Plot the change in absolute bias across each level of measurement error

First let’s look at the average bias across each level of measurement error.

absolute_error <- error_bias_df %>%
  as.data.frame() %>%
  setNames(paste0('x', meas_error))

# On average, how much absolute bias would we expect
colMeans(absolute_error) %>%
  data.frame() %>%
  rownames_to_column() %>%
  mutate('rowname' = parse_number(rowname)) %>%
  setNames(c("Level of measurement error", 'Absolute bias')) %>%
  gt::gt()

Next, make a plot of the relationship.

absolute_error %>%
  pivot_longer(cols = everything()) %>%
  ggplot(aes(x = name, y = value, group = 1)) +
  geom_point(shape = 21,
             size = 4,
             color = "black",
             fill = "light grey") +
  stat_summary(fun = mean,
               geom = "line",
               color = "red",
               size = 1.2,
               linetype = "dashed") +
  labs(x = "Amount of Measurement Error",
       y = "Absolute Bias",
       title = "Absolute Bias of the True Parameter Value")

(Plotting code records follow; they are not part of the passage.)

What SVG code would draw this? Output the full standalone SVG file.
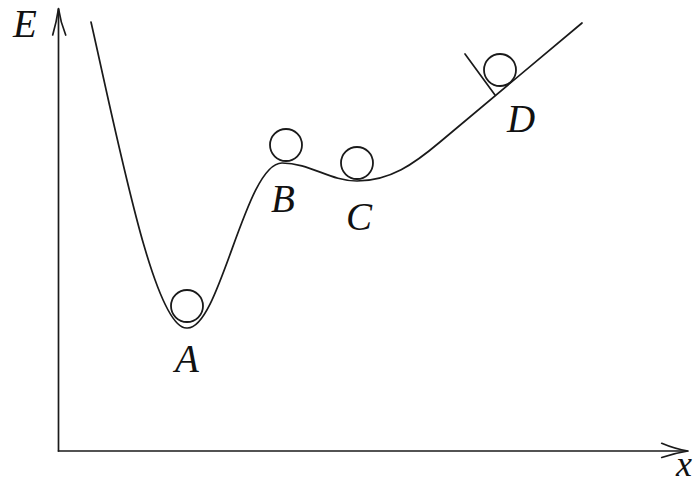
<svg xmlns="http://www.w3.org/2000/svg" width="697" height="484" viewBox="0 0 697 484">
<style>
.ln{fill:none;stroke:#1a1a1a;stroke-width:1.7;stroke-linecap:round;stroke-linejoin:round}
.ball{fill:none;stroke:#1a1a1a;stroke-width:1.8}
.lbl{font-family:"Liberation Serif","DejaVu Serif",serif;font-style:italic;font-size:39px;fill:#111}
</style>
<rect width="697" height="484" fill="#fff"/>
<g id="axes">
<path class="ln" d="M58.5,451 L58.5,9"/>
<path class="ln" d="M52.7,35 Q56.5,22 58.5,8.5 Q60.5,22 65.7,35"/>
<path class="ln" d="M58.5,451 L687,451"/>
<path class="ln" d="M661.7,443.3 Q675,449 688,451 Q675,453 661.7,457.5"/>
<text class="lbl" x="13" y="37">E</text>
<text class="lbl" x="676" y="476" style="font-size:36px">x</text>
</g>
<g id="connectors">
<path id="curve" class="ln" d="M91,22 C120,150 155,330 187,328 C220,330 245,163 282,163 C310,163 330,181 357,181 C390,181 414,164 440,142 L582,23"/>
<path id="wall" class="ln" d="M465,54 L495,95"/>
</g>
<g id="A"><circle class="ball" cx="187" cy="306" r="16"/><text class="lbl" x="187" y="372" text-anchor="middle">A</text></g>
<g id="B"><circle class="ball" cx="286" cy="145" r="16"/><text class="lbl" x="283" y="212" text-anchor="middle">B</text></g>
<g id="C"><circle class="ball" cx="357" cy="163" r="16"/><text class="lbl" x="359" y="230" text-anchor="middle">C</text></g>
<g id="D"><circle class="ball" cx="500" cy="70" r="16"/><text class="lbl" x="521" y="132" text-anchor="middle">D</text></g>
</svg>
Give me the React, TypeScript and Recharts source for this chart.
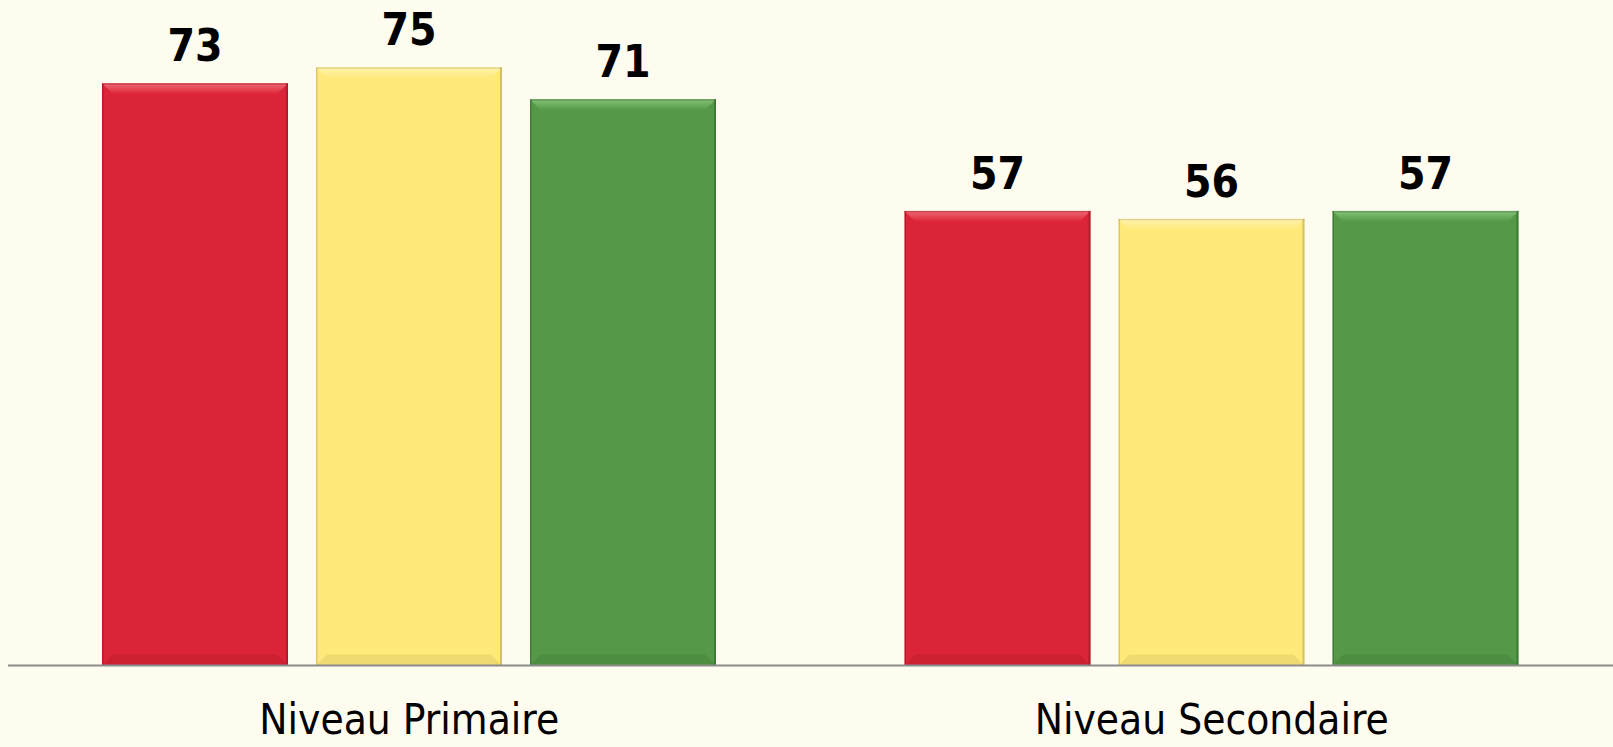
import React from "react";
import { BarChart, Bar, XAxis, YAxis, LabelList } from "recharts";

const categories = ["Niveau Primaire", "Niveau Secondaire"];
const seriesA = [73, 57];
const seriesB = [75, 56];
const seriesC = [71, 57];

const data = categories.map((c, i) => ({ name: c, a: seriesA[i], b: seriesB[i], c: seriesC[i] }));

const FONT = "'Liberation Sans Narrow', 'DejaVu Sans Condensed', 'Open Sans', sans-serif";

function makeShape(id: string, base: string, light: string, dark: string) {
  return (props: any) => {
    const { x, y, width, height } = props;
    if (!height || height <= 0) return null;
    const b = 11;
    return (
      <g>
        <defs>
          <linearGradient id={`top-${id}`} x1="0" y1="0" x2="0" y2="1">
            <stop offset="0%" stopColor={light} />
            <stop offset="100%" stopColor={base} />
          </linearGradient>
        </defs>
        <rect x={x} y={y} width={width} height={height} fill={base} />
        <polygon points={`${x},${y} ${x + width},${y} ${x + width - b},${y + b} ${x + b},${y + b}`} fill={`url(#top-${id})`} />
        <rect x={x} y={y} width={1.5} height={height} fill={dark} opacity={0.45} />
        <rect x={x + width - 2} y={y} width={2} height={height} fill={dark} opacity={0.55} />
        <rect x={x} y={y} width={width} height={1.5} fill={dark} opacity={0.35} />
        <polygon points={`${x},${y + height} ${x + width},${y + height} ${x + width - b},${y + height - b} ${x + b},${y + height - b}`} fill={dark} opacity={0.2} />
      </g>
    );
  };
}

const renderLabel = (props: any) => {
  const { x, y, width, value } = props;
  return (
    <text x={x + width / 2} y={y - 22} textAnchor="middle" fontFamily={FONT} fontWeight="bold" fontSize={44} fill="#000">
      {value}
    </text>
  );
};

const renderTick = (props: any) => {
  const { x, y, payload } = props;
  return (
    <text x={x} y={y + 68} textAnchor="middle" fontFamily={FONT} fontSize={42} fill="#000">
      {payload.value}
    </text>
  );
};

export default function App() {
  return (
    <div style={{ position: "fixed", left: 0, top: 0, width: 1613, height: 747, background: "#FEFBEF" }}>
      <BarChart
        width={1613}
        height={747}
        data={data}
        margin={{ top: 27.5, right: 0, left: 8, bottom: 51.5 }}
        barSize={186}
        barGap={28}
      >
        <XAxis
          dataKey="name"
          height={30}
          tickLine={false}
          tickSize={0}
          tickMargin={0}
          axisLine={{ stroke: "#8C8C8C", strokeWidth: 2 }}
          tick={renderTick}
          interval={0}
        />
        <YAxis hide domain={[0, 80]} />
        <Bar dataKey="a" fill="#DC2438" isAnimationActive={false} shape={makeShape("a", "#DC2438", "#F06A75", "#8A1520")}>
          <LabelList dataKey="a" content={renderLabel} />
        </Bar>
        <Bar dataKey="b" fill="#FFE97A" isAnimationActive={false} shape={makeShape("b", "#FFE97A", "#FFF3B0", "#B0A050")}>
          <LabelList dataKey="b" content={renderLabel} />
        </Bar>
        <Bar dataKey="c" fill="#549947" isAnimationActive={false} shape={makeShape("c", "#549947", "#86C27A", "#2E5E27")}>
          <LabelList dataKey="c" content={renderLabel} />
        </Bar>
      </BarChart>
    </div>
  );
}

Notice that as the amount of measurement increases so too does the absolute bias of the model coefficient.

 

Wrapping Up

Measurement error is something that all of us deal with in practice, whether you are conducting science in a lab or working in an applied setting. Knowing how measurement error influences regression coefficients and the tricks it can play in our beliefs to unveil true parameter values is important to keep in mind. Expressing our uncertainty around model outputs is critical to communicating what we think we know about our observations and how (un)certain we may be. This is one of the values of, in my opinion, Bayesian model building, as we can work directly with sampling from posterior distributions that provide us a way of building up distributions, which allow us to explore uncertainty and make probabilistic statements.

The complete code for this article is available on my GitHub page.